■ **TASK DETAILS**
Return only the number of lines that hold "with".

--- Start of MATERIAL ---

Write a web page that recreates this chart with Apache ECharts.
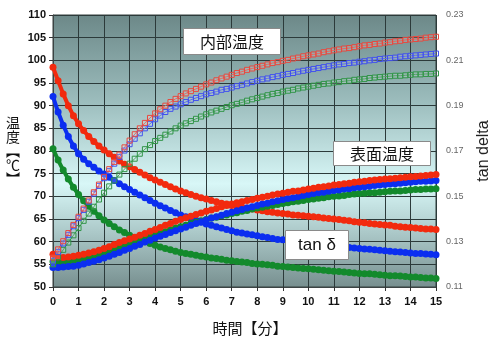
<!DOCTYPE html>
<html>
<head>
<meta charset="utf-8">
<script src="https://cdn.jsdelivr.net/npm/echarts@6/dist/echarts.min.js"></script>
<style>
  html, body { margin: 0; padding: 0; background: #ffffff; }
  #chart { width: 500px; height: 341px; }
</style>
</head>
<body>
<div id="chart"></div>
<script>
// Sampling times [min], every 0.2 min
const minutes = [
  0,
  0.2, 0.4, 0.6, 0.8, 1.0,
  1.2, 1.4, 1.6, 1.8, 2.0,
  2.2, 2.4, 2.6, 2.8, 3.0,
  3.2, 3.4, 3.6, 3.8, 4.0,
  4.2, 4.4, 4.6, 4.8, 5.0,
  5.2, 5.4, 5.6, 5.8, 6.0,
  6.2, 6.4, 6.6, 6.8, 7.0,
  7.2, 7.4, 7.6, 7.8, 8.0,
  8.2, 8.4, 8.6, 8.8, 9.0,
  9.2, 9.4, 9.6, 9.8, 10.0,
  10.2, 10.4, 10.6, 10.8, 11.0,
  11.2, 11.4, 11.6, 11.8, 12.0,
  12.2, 12.4, 12.6, 12.8, 13.0,
  13.2, 13.4, 13.6, 13.8, 14.0,
  14.2, 14.4, 14.6, 14.8, 15.0
];

// 内部温度 [℃]
const innerRed = [
  56.5,
  58.3, 60.1, 61.9, 63.7, 65.5,
  67.3, 69.1, 70.9, 72.6, 74.3,
  76.0, 77.6, 79.2, 80.8, 82.3,
  83.7, 85.0, 86.2, 87.3, 88.3,
  89.2, 90.0, 90.8, 91.5, 92.1,
  92.7, 93.2, 93.7, 94.2, 94.7,
  95.1, 95.6, 96.0, 96.4, 96.8,
  97.2, 97.5, 97.9, 98.2, 98.5,
  98.8, 99.1, 99.4, 99.6, 99.9,
  100.1, 100.4, 100.6, 100.9, 101.1,
  101.3, 101.5, 101.8, 102.0, 102.2,
  102.4, 102.6, 102.7, 102.9, 103.1,
  103.3, 103.4, 103.6, 103.7, 103.9,
  104.0, 104.2, 104.3, 104.5, 104.6,
  104.7, 104.8, 105.0, 105.1, 105.2
];
const innerBlue = [
  55.8,
  57.7, 59.6, 61.5, 63.4, 65.2,
  67.0, 68.8, 70.6, 72.3, 74.0,
  75.6, 77.2, 78.7, 80.1, 81.5,
  82.7, 83.9, 85.0, 86.0, 87.0,
  87.8, 88.6, 89.3, 89.8, 90.3,
  90.8, 91.3, 91.7, 92.1, 92.5,
  92.8, 93.1, 93.5, 93.7, 94.0,
  94.3, 94.6, 94.9, 95.2, 95.5,
  95.8, 96.0, 96.3, 96.5, 96.8,
  97.0, 97.2, 97.5, 97.7, 97.9,
  98.1, 98.3, 98.5, 98.7, 98.9,
  99.1, 99.2, 99.4, 99.5, 99.7,
  99.8, 100.0, 100.1, 100.3, 100.4,
  100.5, 100.6, 100.8, 100.9, 101.0,
  101.1, 101.2, 101.3, 101.4, 101.5
];
const innerGreen = [
  55.0,
  56.6, 58.2, 59.8, 61.4, 63.0,
  64.6, 66.2, 67.7, 69.3, 70.8,
  72.2, 73.5, 74.8, 76.0, 77.2,
  78.3, 79.4, 80.4, 81.3, 82.2,
  82.9, 83.6, 84.3, 85.0, 85.6,
  86.1, 86.6, 87.1, 87.6, 88.1,
  88.5, 88.9, 89.3, 89.7, 90.1,
  90.4, 90.7, 91.1, 91.4, 91.7,
  92.0, 92.3, 92.6, 92.8, 93.1,
  93.3, 93.5, 93.8, 94.0, 94.2,
  94.4, 94.6, 94.8, 94.9, 95.1,
  95.2, 95.4, 95.5, 95.7, 95.8,
  95.9, 96.1, 96.2, 96.3, 96.4,
  96.5, 96.6, 96.6, 96.7, 96.8,
  96.9, 96.9, 97.0, 97.0, 97.1
];

// 表面温度 [℃]
const surfaceRed = [
  57.2,
  56.6, 56.5, 56.6, 56.8, 57.0,
  57.2, 57.5, 57.8, 58.1, 58.5,
  58.9, 59.4, 59.8, 60.2, 60.6,
  61.0, 61.4, 61.8, 62.3, 62.7,
  63.1, 63.6, 64.0, 64.5, 64.9,
  65.3, 65.6, 66.0, 66.3, 66.7,
  67.0, 67.3, 67.7, 68.0, 68.3,
  68.6, 68.8, 69.1, 69.3, 69.6,
  69.8, 70.0, 70.3, 70.5, 70.7,
  70.9, 71.1, 71.2, 71.4, 71.6,
  71.8, 72.0, 72.1, 72.3, 72.5,
  72.6, 72.8, 72.9, 73.1, 73.2,
  73.3, 73.5, 73.6, 73.7, 73.8,
  73.9, 74.0, 74.1, 74.2, 74.3,
  74.4, 74.5, 74.6, 74.7, 74.8
];
const surfaceBlue = [
  54.3,
  54.3, 54.4, 54.5, 54.6, 54.8,
  55.1, 55.4, 55.7, 56.0, 56.4,
  56.8, 57.2, 57.6, 58.1, 58.5,
  59.0, 59.4, 59.9, 60.3, 60.8,
  61.2, 61.6, 62.0, 62.4, 62.8,
  63.2, 63.6, 64.0, 64.4, 64.8,
  65.2, 65.5, 65.8, 66.2, 66.5,
  66.8, 67.1, 67.4, 67.7, 68.0,
  68.3, 68.5, 68.8, 69.0, 69.3,
  69.5, 69.7, 69.9, 70.2, 70.4,
  70.6, 70.8, 70.9, 71.1, 71.3,
  71.4, 71.6, 71.7, 71.9, 72.0,
  72.1, 72.2, 72.4, 72.5, 72.6,
  72.7, 72.8, 72.9, 73.0, 73.1,
  73.2, 73.3, 73.3, 73.4, 73.5
];
const surfaceGreen = [
  55.6,
  55.5, 55.5, 55.6, 55.8, 56.0,
  56.3, 56.6, 56.9, 57.2, 57.5,
  57.9, 58.3, 58.7, 59.1, 59.5,
  59.9, 60.3, 60.7, 61.1, 61.5,
  61.9, 62.2, 62.6, 63.0, 63.3,
  63.6, 64.0, 64.3, 64.6, 64.9,
  65.2, 65.4, 65.7, 65.9, 66.2,
  66.4, 66.7, 66.9, 67.2, 67.4,
  67.6, 67.8, 68.0, 68.2, 68.4,
  68.6, 68.8, 68.9, 69.1, 69.3,
  69.4, 69.6, 69.7, 69.9, 70.0,
  70.1, 70.2, 70.4, 70.5, 70.6,
  70.7, 70.8, 70.8, 70.9, 71.0,
  71.1, 71.2, 71.2, 71.3, 71.4,
  71.5, 71.5, 71.6, 71.6, 71.7
];

// tan δ (right axis)
const tanRed = [
  0.2070,
  0.2010, 0.1952, 0.1900, 0.1856, 0.1820,
  0.1790, 0.1764, 0.1742, 0.1722, 0.1704,
  0.1688, 0.1672, 0.1656, 0.1642, 0.1630,
  0.1618, 0.1606, 0.1594, 0.1582, 0.1572,
  0.1562, 0.1552, 0.1542, 0.1532, 0.1524,
  0.1516, 0.1508, 0.1500, 0.1494, 0.1488,
  0.1482, 0.1476, 0.1470, 0.1466, 0.1460,
  0.1456, 0.1452, 0.1448, 0.1444, 0.1440,
  0.1436, 0.1432, 0.1430, 0.1426, 0.1424,
  0.1422, 0.1418, 0.1416, 0.1414, 0.1412,
  0.1410, 0.1408, 0.1404, 0.1402, 0.1400,
  0.1398, 0.1394, 0.1392, 0.1388, 0.1386,
  0.1384, 0.1380, 0.1378, 0.1376, 0.1374,
  0.1372, 0.1368, 0.1366, 0.1364, 0.1362,
  0.1360, 0.1358, 0.1356, 0.1356, 0.1354
];
const tanBlue = [
  0.1940,
  0.1872, 0.1814, 0.1764, 0.1722, 0.1688,
  0.1664, 0.1644, 0.1628, 0.1612, 0.1598,
  0.1584, 0.1570, 0.1556, 0.1542, 0.1530,
  0.1518, 0.1506, 0.1494, 0.1482, 0.1470,
  0.1458, 0.1448, 0.1438, 0.1428, 0.1418,
  0.1410, 0.1402, 0.1394, 0.1386, 0.1378,
  0.1372, 0.1366, 0.1360, 0.1354, 0.1348,
  0.1342, 0.1338, 0.1334, 0.1330, 0.1326,
  0.1322, 0.1318, 0.1314, 0.1310, 0.1308,
  0.1304, 0.1302, 0.1298, 0.1296, 0.1294,
  0.1290, 0.1288, 0.1286, 0.1282, 0.1280,
  0.1278, 0.1276, 0.1274, 0.1272, 0.1270,
  0.1268, 0.1266, 0.1264, 0.1262, 0.1260,
  0.1258, 0.1256, 0.1254, 0.1252, 0.1250,
  0.1248, 0.1248, 0.1246, 0.1244, 0.1242
];
const tanGreen = [
  0.1710,
  0.1660, 0.1616, 0.1576, 0.1540, 0.1508,
  0.1480, 0.1456, 0.1434, 0.1414, 0.1396,
  0.1380, 0.1366, 0.1352, 0.1340, 0.1328,
  0.1318, 0.1308, 0.1300, 0.1292, 0.1284,
  0.1276, 0.1270, 0.1264, 0.1258, 0.1252,
  0.1248, 0.1244, 0.1240, 0.1236, 0.1232,
  0.1228, 0.1226, 0.1222, 0.1218, 0.1216,
  0.1212, 0.1210, 0.1208, 0.1204, 0.1202,
  0.1200, 0.1198, 0.1196, 0.1192, 0.1190,
  0.1188, 0.1186, 0.1184, 0.1182, 0.1180,
  0.1178, 0.1176, 0.1174, 0.1172, 0.1170,
  0.1168, 0.1166, 0.1164, 0.1162, 0.1160,
  0.1158, 0.1158, 0.1156, 0.1154, 0.1152,
  0.1150, 0.1150, 0.1148, 0.1146, 0.1144,
  0.1144, 0.1142, 0.1140, 0.1140, 0.1138
];

// Axis ranges and tick settings
const tempAxis = { min: 50, max: 110, interval: 5 };
const tanAxis = { min: 0.11, max: 0.23, interval: 0.02 };
const timeAxis = { min: 0, max: 15, interval: 1 };

const RED = '#f22a0e', BLUE = '#0b2ef0', GREEN = '#138a2c';
const RED_SQ = '#e8483e', BLUE_SQ = '#4050ee', GREEN_SQ = '#2f9446';

function pairs(vals) {
  return minutes.map((t, i) => [t, vals[i]]);
}

function thickSeries(name, vals, color, yAxisIndex) {
  return {
    name, type: 'line', yAxisIndex, data: pairs(vals),
    symbol: 'circle', symbolSize: 7, showSymbol: true,
    lineStyle: { color, width: 4 },
    itemStyle: { color },
    emphasis: { disabled: true }
  };
}

function squareSeries(name, vals, color) {
  return {
    name, type: 'line', yAxisIndex: 0, data: pairs(vals),
    symbol: 'rect', symbolSize: 5, showSymbol: true,
    lineStyle: { color, width: 1 },
    itemStyle: { color: 'rgba(255,255,255,0.15)', borderColor: color, borderWidth: 1 },
    emphasis: { disabled: true }
  };
}

const chart = echarts.init(document.getElementById('chart'), null, { renderer: 'canvas' });

const labelFont = 'Liberation Sans, Arial, sans-serif';
const cjkFont = '"Noto Sans CJK JP", "Noto Sans CJK SC", sans-serif';

// Callout box: white rectangle with a centred caption, drawn above the plot
function callout(left, top, w, h, text, font) {
  return {
    type: 'group', left, top, z: 100,
    children: [
      { type: 'rect', z: 100, shape: { x: 0, y: 0, width: w, height: h },
        style: { fill: '#ffffff', stroke: '#8a8a8a', lineWidth: 1 } },
      { type: 'text', z: 101, x: w / 2, y: h / 2,
        style: { text, fill: '#111', font, align: 'center', verticalAlign: 'middle' } }
    ]
  };
}

chart.setOption({
  animation: false,
  backgroundColor: '#ffffff',
  grid: {
    left: 53, right: 54, top: 15, bottom: 54,
    show: true,
    borderColor: '#34403f', borderWidth: 1,
    backgroundColor: new echarts.graphic.LinearGradient(0, 0, 0, 1, [
      { offset: 0, color: '#6c8888' },
      { offset: 0.32, color: '#9cbdbd' },
      { offset: 0.62, color: '#d8f7f7' },
      { offset: 0.8, color: '#abc8c8' },
      { offset: 1, color: '#778f8f' }
    ])
  },
  xAxis: {
    type: 'value', min: timeAxis.min, max: timeAxis.max, interval: timeAxis.interval,
    axisLine: { show: true, lineStyle: { color: '#3c4444', width: 1 } },
    axisTick: { show: true, length: 4, lineStyle: { color: '#333' } },
    axisLabel: { color: '#111', fontWeight: 'bold', fontSize: 11, fontFamily: labelFont, margin: 9 },
    splitLine: { show: true, lineStyle: { color: '#2c3a3a', width: 1 } }
  },
  yAxis: [
    {
      type: 'value', min: tempAxis.min, max: tempAxis.max, interval: tempAxis.interval,
      position: 'left',
      axisLine: { show: true, lineStyle: { color: '#3c4444', width: 1 } },
      axisTick: { show: true, length: 4, lineStyle: { color: '#333' } },
      axisLabel: { color: '#111', fontWeight: 'bold', fontSize: 11, fontFamily: labelFont, margin: 7 },
      splitLine: { show: true, lineStyle: { color: '#2c3a3a', width: 1 } }
    },
    {
      type: 'value', min: tanAxis.min, max: tanAxis.max, interval: tanAxis.interval,
      position: 'right',
      name: 'tan delta', nameLocation: 'middle', nameRotate: 90, nameGap: 40,
      nameTextStyle: { color: '#222', fontSize: 16, fontFamily: labelFont },
      axisLine: { show: false },
      axisTick: { show: false },
      axisLabel: {
        color: '#666', fontSize: 9, fontFamily: labelFont, margin: 10,
        formatter: v => v.toFixed(2)
      },
      splitLine: { show: false }
    }
  ],
  graphic: [
    {
      type: 'text', left: 6, top: 116, z: 100,
      style: {
        text: '温\n度\n︻\n℃\n︼', fill: '#111', font: '14px ' + cjkFont,
        lineHeight: 14, align: 'center'
      }
    },
    {
      type: 'text', left: 'center', top: 321, z: 100,
      style: { text: '時間【分】', fill: '#111', font: '15px ' + cjkFont }
    },
    callout(183, 28, 97, 26, '内部温度', '16px ' + cjkFont),
    callout(333, 141, 97, 24, '表面温度', '16px ' + cjkFont),
    callout(285, 230, 63, 29, 'tan δ', '17px ' + labelFont)
  ],
  series: [
    thickSeries('tanδ 緑', tanGreen, GREEN, 1),
    thickSeries('tanδ 青', tanBlue, BLUE, 1),
    thickSeries('tanδ 赤', tanRed, RED, 1),
    thickSeries('表面温度 緑', surfaceGreen, GREEN, 0),
    thickSeries('表面温度 青', surfaceBlue, BLUE, 0),
    thickSeries('表面温度 赤', surfaceRed, RED, 0),
    squareSeries('内部温度 緑', innerGreen, GREEN_SQ),
    squareSeries('内部温度 青', innerBlue, BLUE_SQ),
    squareSeries('内部温度 赤', innerRed, RED_SQ)
  ]
});
</script>
</body>
</html>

--- End of MATERIAL ---

■ **RESPONSE TO THIS TASK**
2